We were there to hear a concert performance of Bizet's opera Carmen, conducted by Simon Rattle and with soloists Magdalena Kozena and Jonas Kaufmann in the lead roles. It is far from being my favourite opera, but when performed as well as this, it made for a thrilling evening.
Kozena dazzled in the title role, in large part due to her dramatic stage presence, whether she was dancing seductively for Don Jose, clicking her castanets, or scornfully rejecting him later on (not to mention her flirtation with some of the wind section). Vocally she was on fine form too.
Kaufmann's singing probably stole the show overall, such as with the power he displayed in a long entry from offstage, building to an impressive climax as he entered. His acting was excellent too, and together they made a compelling pair of lovers.
Perhaps inevitably, the rest of the cast paled somewhat in comparison, though that is not to say they were in any way weak; they weren't. The chorus and the children's chorus of the Staatsoper also sang well.
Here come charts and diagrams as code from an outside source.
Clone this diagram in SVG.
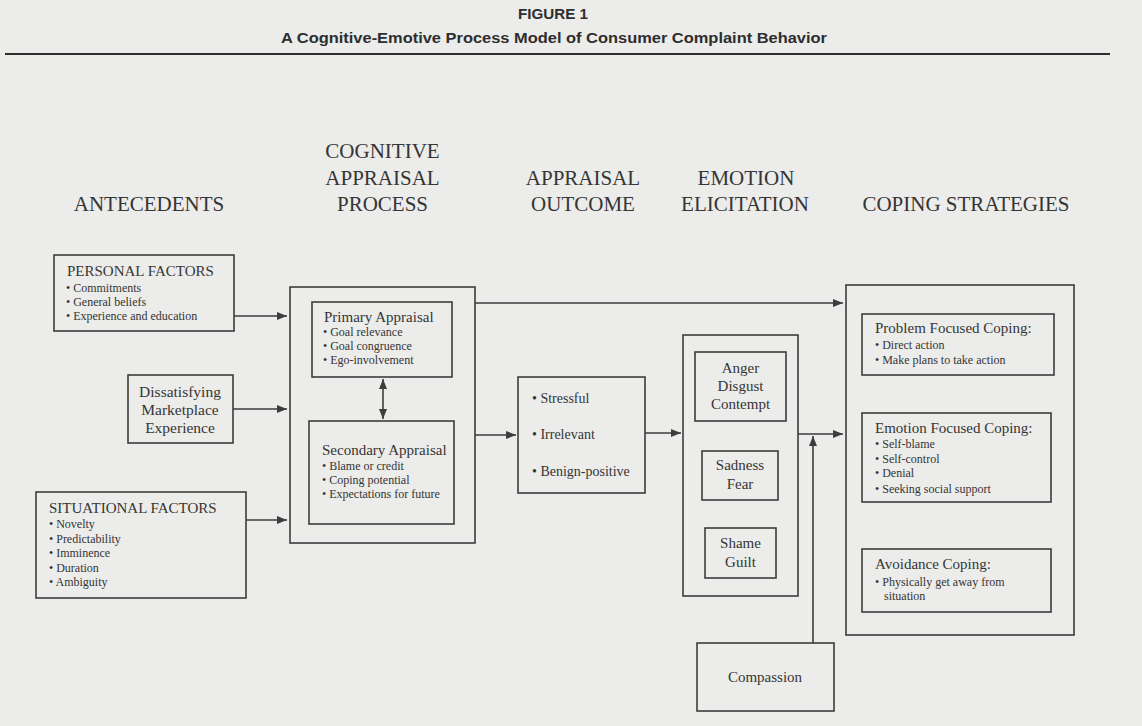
<svg xmlns="http://www.w3.org/2000/svg" width="1142" height="726" viewBox="0 0 1142 726">
<defs>
<style>
.bg{fill:#ececea}
.box{fill:none;stroke:#3d3d3d;stroke-width:1.6}
.ln{fill:none;stroke:#3d3d3d;stroke-width:1.6}
.t{font-family:"Liberation Serif","Times New Roman",serif;fill:#353535}
.hd{font-size:21px;text-anchor:middle}
.ttl{font-size:15px}
.b{font-size:12px}
.c{text-anchor:middle}
.fig{font-family:"Liberation Sans",Arial,sans-serif;font-weight:bold;fill:#2e2e2e;text-anchor:middle}
</style>
<marker id="ah" viewBox="0 0 10 8" refX="10" refY="4" markerWidth="10" markerHeight="8" markerUnits="userSpaceOnUse" orient="auto-start-reverse">
<path d="M0,0 L10,4 L0,8 z" fill="#3d3d3d"/>
</marker>
</defs>
<rect class="bg" x="0" y="0" width="1142" height="726"/>

<g id="title">
<text class="fig" x="553" y="19" font-size="15.5" textLength="70" lengthAdjust="spacingAndGlyphs">FIGURE 1</text>
<text class="fig" x="554" y="43" font-size="14.5" textLength="546" lengthAdjust="spacingAndGlyphs">A Cognitive-Emotive Process Model of Consumer Complaint Behavior</text>
<line x1="5" y1="54" x2="1110" y2="54" stroke="#2e2e2e" stroke-width="2"/>
</g>

<g id="headers" class="t hd">
<text x="149" y="211">ANTECEDENTS</text>
<text x="382.5" y="158">COGNITIVE</text>
<text x="382.5" y="185">APPRAISAL</text>
<text x="382.5" y="211">PROCESS</text>
<text x="583" y="185">APPRAISAL</text>
<text x="583" y="211">OUTCOME</text>
<text x="746" y="185">EMOTION</text>
<text x="745" y="211">ELICITATION</text>
<text x="966" y="211">COPING STRATEGIES</text>
</g>

<g id="personal-factors">
<rect class="box" x="54" y="255" width="180" height="76"/>
<text class="t ttl" x="67" y="276">PERSONAL FACTORS</text>
<text class="t b" x="66" y="292">• Commitments</text>
<text class="t b" x="66" y="306">• General beliefs</text>
<text class="t b" x="66" y="320">• Experience and education</text>
</g>

<g id="dissatisfying-experience">
<rect class="box" x="128" y="375" width="105" height="68"/>
<text class="t c" x="180" y="397" font-size="15.5">Dissatisfying</text>
<text class="t c" x="180" y="415" font-size="15.5">Marketplace</text>
<text class="t c" x="180" y="433" font-size="15.5">Experience</text>
</g>

<g id="situational-factors">
<rect class="box" x="36" y="492" width="210" height="106"/>
<text class="t ttl" x="49" y="513">SITUATIONAL FACTORS</text>
<text class="t b" x="49" y="528">• Novelty</text>
<text class="t b" x="49" y="543">• Predictability</text>
<text class="t b" x="49" y="557">• Imminence</text>
<text class="t b" x="49" y="572">• Duration</text>
<text class="t b" x="49" y="586">• Ambiguity</text>
</g>

<g id="cognitive-appraisal-process">
<rect class="box" x="290" y="287" width="185" height="256"/>
</g>

<g id="primary-appraisal">
<rect class="box" x="312" y="302" width="140" height="75"/>
<text class="t ttl" x="324" y="322">Primary Appraisal</text>
<text class="t b" x="323" y="336">• Goal relevance</text>
<text class="t b" x="323" y="350">• Goal congruence</text>
<text class="t b" x="323" y="364">• Ego-involvement</text>
</g>

<g id="secondary-appraisal">
<rect class="box" x="309" y="421" width="145" height="103"/>
<text class="t ttl" x="322" y="455">Secondary Appraisal</text>
<text class="t b" x="322" y="470">• Blame or credit</text>
<text class="t b" x="322" y="484">• Coping potential</text>
<text class="t b" x="322" y="498">• Expectations for future</text>
</g>

<g id="appraisal-outcome">
<rect class="box" x="518" y="377" width="127" height="116"/>
<text class="t" x="532" y="403" font-size="14">• Stressful</text>
<text class="t" x="532" y="439" font-size="14">• Irrelevant</text>
<text class="t" x="532" y="476" font-size="14">• Benign-positive</text>
</g>

<g id="emotion-elicitation">
<rect class="box" x="683" y="335" width="115" height="261"/>
</g>

<g id="anger-disgust-contempt">
<rect class="box" x="695" y="352" width="91" height="69"/>
<text class="t ttl c" x="740.5" y="373">Anger</text>
<text class="t ttl c" x="740.5" y="391">Disgust</text>
<text class="t ttl c" x="740.5" y="409">Contempt</text>
</g>

<g id="sadness-fear">
<rect class="box" x="702" y="451" width="76" height="49"/>
<text class="t ttl c" x="740" y="470">Sadness</text>
<text class="t ttl c" x="740" y="489">Fear</text>
</g>

<g id="shame-guilt">
<rect class="box" x="705" y="528" width="71" height="50"/>
<text class="t ttl c" x="740.5" y="548">Shame</text>
<text class="t ttl c" x="740.5" y="567">Guilt</text>
</g>

<g id="compassion">
<rect class="box" x="697" y="643" width="137" height="68"/>
<text class="t ttl c" x="765" y="682">Compassion</text>
</g>

<g id="coping-strategies">
<rect class="box" x="846" y="285" width="228" height="350"/>
</g>

<g id="problem-focused-coping">
<rect class="box" x="862" y="314" width="192" height="61"/>
<text class="t ttl" x="875" y="333">Problem Focused Coping:</text>
<text class="t b" x="875" y="349">• Direct action</text>
<text class="t b" x="875" y="364">• Make plans to take action</text>
</g>

<g id="emotion-focused-coping">
<rect class="box" x="862" y="413" width="189" height="89"/>
<text class="t ttl" x="875" y="433">Emotion Focused Coping:</text>
<text class="t b" x="875" y="448">• Self-blame</text>
<text class="t b" x="875" y="463">• Self-control</text>
<text class="t b" x="875" y="477">• Denial</text>
<text class="t b" x="875" y="493">• Seeking social support</text>
</g>

<g id="avoidance-coping">
<rect class="box" x="862" y="549" width="189" height="63"/>
<text class="t ttl" x="875" y="569">Avoidance Coping:</text>
<text class="t b" x="875" y="586">• Physically get away from</text>
<text class="t b" x="884" y="600">situation</text>
</g>

<g id="connectors">
<line class="ln" x1="234" y1="316" x2="287" y2="316" marker-end="url(#ah)"/>
<line class="ln" x1="233" y1="409" x2="287" y2="409" marker-end="url(#ah)"/>
<line class="ln" x1="246" y1="520" x2="287" y2="520" marker-end="url(#ah)"/>
<line class="ln" x1="383" y1="379" x2="383" y2="419" marker-start="url(#ah)" marker-end="url(#ah)"/>
<line class="ln" x1="475" y1="303" x2="843" y2="303" marker-end="url(#ah)"/>
<line class="ln" x1="475" y1="435" x2="516" y2="435" marker-end="url(#ah)"/>
<line class="ln" x1="645" y1="433" x2="681" y2="433" marker-end="url(#ah)"/>
<line class="ln" x1="798" y1="434" x2="843" y2="434" marker-end="url(#ah)"/>
<line class="ln" x1="813" y1="643" x2="813" y2="436" marker-end="url(#ah)"/>
</g>
</svg>
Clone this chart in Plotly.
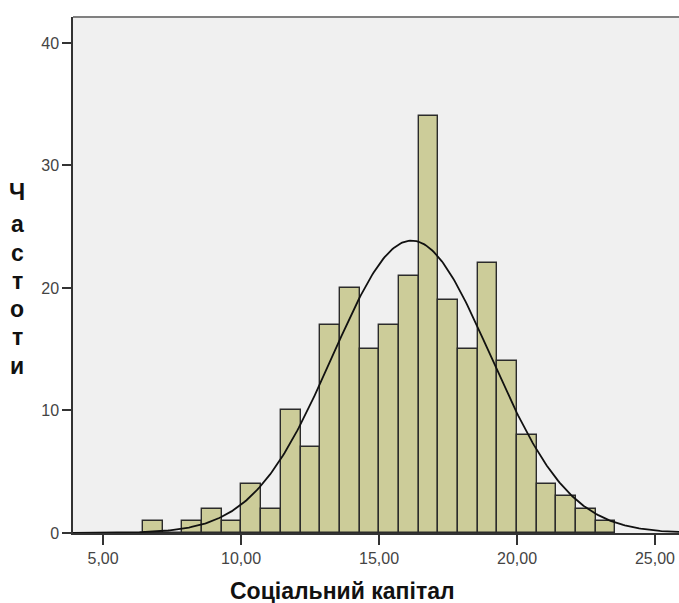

On the podium, Rattle kept a firm grip on proceedings. Often he took quite brisk tempos, and it is a testament to the skill of the Berliner Philharmoniker that they responded superbly to whatever demands he placed on them.
All told, it was rather a treat and possibly the most satisfying live performance I have attended by this team. Certainly it was well worth having to get up at 6am on a Sunday last month in order to secure the tickets. It will doubtless appear in the digital concert hall in due course and should be well worth checking out when it does.